Ci sono tre cose che ti vengono particolarmente bene con me, caro il mio primogenito preadolescente.
La prima è farmi ridere, spesso. Di una risata di pancia che ti lascia quella bella sensazione addosso. Mi fai ridere perché riconosco la mia impronta nella tua ironia, perché sei pungente senza fare male, comico quanto basta per scacciare la tristezza, a parte quando coi tuoi amici vi divertite a fare le scoregge con le ascelle.
La seconda è farmi perdere la calma, la trebisonda e il buon senso quando entri in modalità oppositiva e per farti uscire servirebbero legnate ripetute. Quando mi sfidi, con lo sguardo e le parole. Quando sei sarcastico con la mezzana e prepotente con la piccola, quando diventi supponente e irriverente.

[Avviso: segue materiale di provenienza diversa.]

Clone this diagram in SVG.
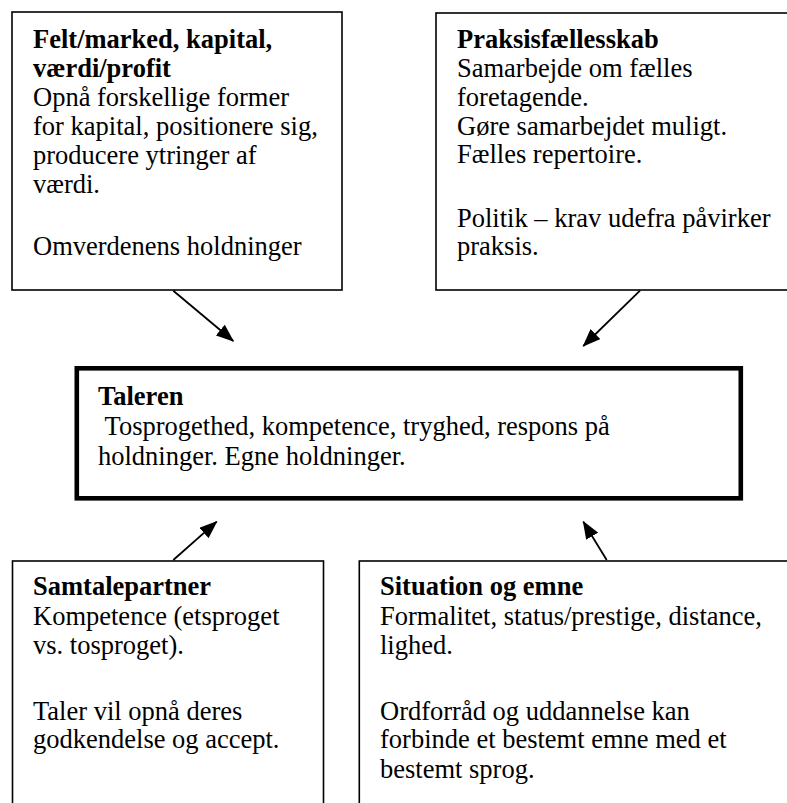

La terza è l’onda di orgoglio che mi travolge in certe occasioni, che mi fa piangere, sorridere e aprire la coda da pavone. Che mi fa esclamare ad alta voce “quello è figlio mio!” a chiunque abbia voglia di starmi ad ascoltare. Che mi fa dimenticare le notti insonni di quand’eri neonato e l’istinto omicida quando mostri il tuo lato oscuro.
Questa domenica è stata la volta della coda di pavone, ragazzo mio adorato. Vederti lì, sul parquet lucidato di un palazzetto gremito, con la divisa bianca e nera sempre troppo grande, a dare il fischio d’inizio per la nostra squadra di serie A. Nello stesso palazzetto dove il mio papà mi portava la domenica pomeriggio a fare il tifo. Oggi sono qui a fare il tifo per te, col pensiero a quel nonno in cielo, con la sciarpa biancorossa che incita gridando il suo primo nipote. E il suo orgoglio si sente fino agli spalti quaggiù.